# nf_conntrack: automatic helper assignment is deprecated

## FizzyWidget

 *Quote:*   

> nf_conntrack: automatic helper assignment is deprecated and it will be removed soon. Use the iptables CT target to attach helpers instead.

 

Is the message I am seeing, and seeing as I know little to nothing about iptables, and google isn't being of much use, I was wondering if someone here might know what this means and how I can correct it

----------

## hydrapolic

I think this has something to do with state module being obsoleted by conntrack. 

conntrack:

  This module, when combined with connection tracking, allows access to the connection tracking state for this packet/connection.

state:

  The "state" module is an obsolete version of "conntrack".  "state" allows access to the connection tracking state for this packet.

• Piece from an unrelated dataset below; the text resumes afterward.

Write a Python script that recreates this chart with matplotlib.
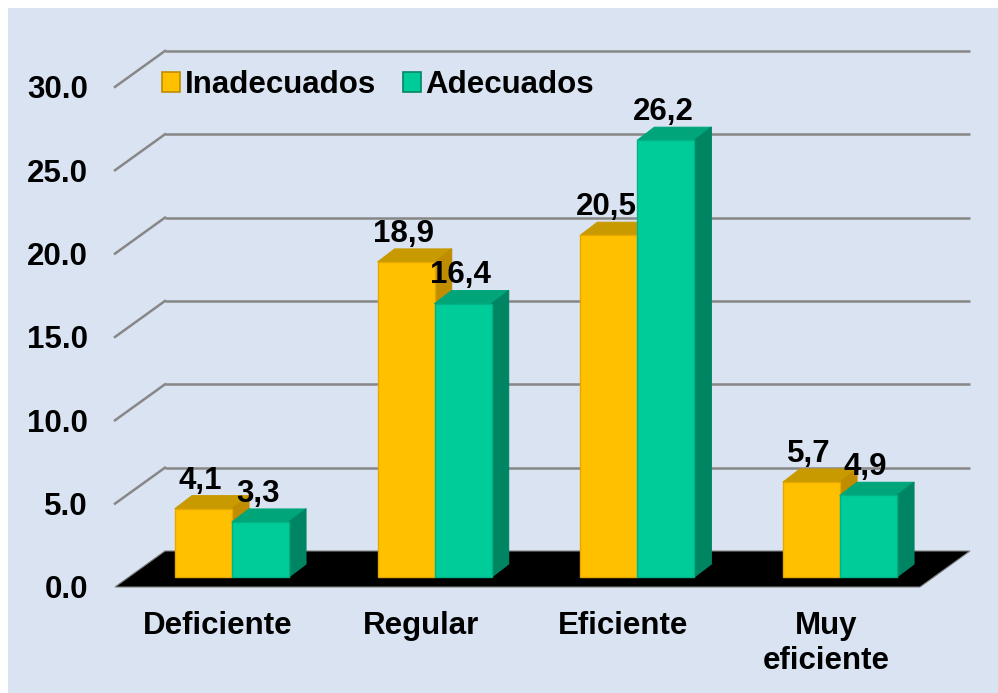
import matplotlib
matplotlib.use("Agg")
import matplotlib.pyplot as plt
from matplotlib.patches import Polygon, Rectangle, Patch

categories = ["Deficiente", "Regular", "Eficiente", "Muy\neficiente"]
series_names = ["Inadecuados", "Adecuados"]
inadecuados = [4.1, 18.9, 20.5, 5.7]
adecuados = [3.3, 16.4, 26.2, 4.9]
value_labels_in = ["4,1", "18,9", "20,5", "5,7"]
value_labels_ad = ["3,3", "16,4", "26,2", "4,9"]
yticks = [0, 5, 10, 15, 20, 25, 30]
ytick_labels = ["0.0", "5.0", "10.0", "15.0", "20.0", "25.0", "30.0"]

FONT = "Liberation Sans"
FS = 22.5
BG = "#DAE3F2"

W, H = 998, 693
fig = plt.figure(figsize=(W / 100, H / 100), dpi=100)
fig.patch.set_facecolor("white")
fig.patches.append(Rectangle((8 / W, 0), 1 - 8 / W, 1 - 8 / H, transform=fig.transFigure,
                             facecolor=BG, edgecolor="none", zorder=-10))

# axes = bar plane
ax_left, ax_right, ax_bot = 129, 934, 577
px_per_x = 202.67
px_per_y = 16.67
cx0 = 232
xlim = ((ax_left - cx0) / px_per_x, (ax_right - cx0) / px_per_x)
ylim = (0, 33)
ax = fig.add_axes([ax_left / W, (H - ax_bot) / H, (ax_right - ax_left) / W,
                   (ylim[1] * px_per_y) / H])
ax.set_xlim(*xlim)
ax.set_ylim(*ylim)
ax.set_facecolor("none")
for s in ax.spines.values():
    s.set_visible(False)

def dx(px):
    return px / px_per_x

def dy(px):
    return px / px_per_y

# plane offsets (data units)
fx, fy = dx(-14), dy(-10)   # front plane
bx, by = dx(36), dy(26)     # back wall

# floor
floor = Polygon([(xlim[0] + fx, fy), (xlim[1] + fx, fy), (xlim[1] + bx, by), (xlim[0] + bx, by)],
                closed=True, facecolor="black", edgecolor="#7f7f7f", lw=0.8, zorder=1, clip_on=False)
ax.add_patch(floor)

# gridlines on back wall + diagonal on side
grid_c = "#878787"
for v in yticks[1:]:
    ax.plot([xlim[0] + bx, xlim[1] + bx], [v + by, v + by], color=grid_c, lw=1.8,
            zorder=0.5, clip_on=False, solid_capstyle="butt")
    ax.plot([xlim[0] + fx, xlim[0] + bx], [v + fy, v + by], color=grid_c, lw=1.8,
            zorder=0.5, clip_on=False)

# bars
bw = 57 / px_per_x
ddx, ddy = dx(17), dy(13)
colors = [
    dict(front="#FFC000", top="#C99A00", side="#C08C00", edge="#E6A800"),
    dict(front="#00CC99", top="#00A57A", side="#008563", edge="#00B386"),
]

def draw_bar(xc, h, c, z):
    x0, x1 = xc - bw / 2, xc + bw / 2
    top = Polygon([(x0, h), (x1, h), (x1 + ddx, h + ddy), (x0 + ddx, h + ddy)], closed=True,
                  facecolor=c["top"], edgecolor=c["top"], lw=0.8, zorder=z, clip_on=False,
                  joinstyle="round")
    side = Polygon([(x1, 0), (x1 + ddx, ddy), (x1 + ddx, h + ddy), (x1, h)], closed=True,
                   facecolor=c["side"], edgecolor=c["side"], lw=0.8, zorder=z, clip_on=False,
                   joinstyle="round")
    ax.add_patch(top)
    ax.add_patch(side)

for i in range(len(categories)):
    xs = [i - bw / 2, i + bw / 2]
    for j, (vals, labs) in enumerate([(inadecuados, value_labels_in), (adecuados, value_labels_ad)]):
        z = 3 + 2 * j
        draw_bar(xs[j], vals[i], colors[j], z)
        ax.bar(xs[j], vals[i], width=bw, color=colors[j]["front"], edgecolor=colors[j]["edge"],
               lw=1.0, zorder=z + 0.5, clip_on=False)
        ax.annotate(labs[i], (xs[j], vals[i]), xytext=(-2, 14.5), textcoords="offset points",
                    ha="center", va="baseline", fontsize=FS, fontweight="bold",
                    family=FONT, zorder=10, annotation_clip=False)

# y tick labels at the front plane
for v, lab in zip(yticks, ytick_labels):
    ax.text(xlim[0] + fx - dx(27), v + fy, lab, ha="right", va="center_baseline",
            fontsize=FS, fontweight="bold", family=FONT)

# category labels at the front plane
for i, lab in enumerate(categories):
    ax.text(i + fx, fy - dy(24), lab, ha="center", va="top", fontsize=FS,
            fontweight="bold", family=FONT, linespacing=1.2, multialignment="center")

ax.set_xticks([])
ax.set_yticks([])

# legend
handles = [Patch(facecolor=colors[j]["front"], edgecolor=colors[j]["side"], lw=1.2) for j in range(2)]
leg = fig.legend(handles, series_names, loc="upper left", bbox_to_anchor=(162 / W, 1 - 70 / H),
                 ncol=2, frameon=False, handlelength=0.58, handleheight=0.58, handletextpad=0.15,
                 columnspacing=0.85, prop=dict(family=FONT, weight="bold", size=FS),
                 borderaxespad=0, borderpad=0)

fig.savefig("out.png", dpi=100, facecolor=fig.get_facecolor())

Since CONFIG_NETFILTER_XT_MATCH_STATE is by default included in the kernel, this can trigger the warning you are seeing. If you use iptables, enable the conntrack module and rewrite your rules and/or remove the state module from iptables.

----------

## bxm

I'm also receiving the same message.

According to https://home.regit.org/netfilter-en/secure-use-of-helpers/, the helper is a security risk and can disabled in the /proc (> kernels 3.5) by executing :

echo 0 > /proc/sys/net/netfilter/nf_conntrack_helper

(or by appending to /etc/sysctl.conf: net.netfilter.nf_conntrack_helper = 0)

If nf_conntract is configured as a module, it can be loaded with the helper disabled:

modprobe nf_conntrack nf_conntrack_helper=0

Otherwise, if the module is built in the kernel, according to http://wiki.soekris.info/Gentoo_3.6.6, it can be disabled in grub by appending to the kernel options:

nf_conntrack.nf_conntrack_helper=0

----------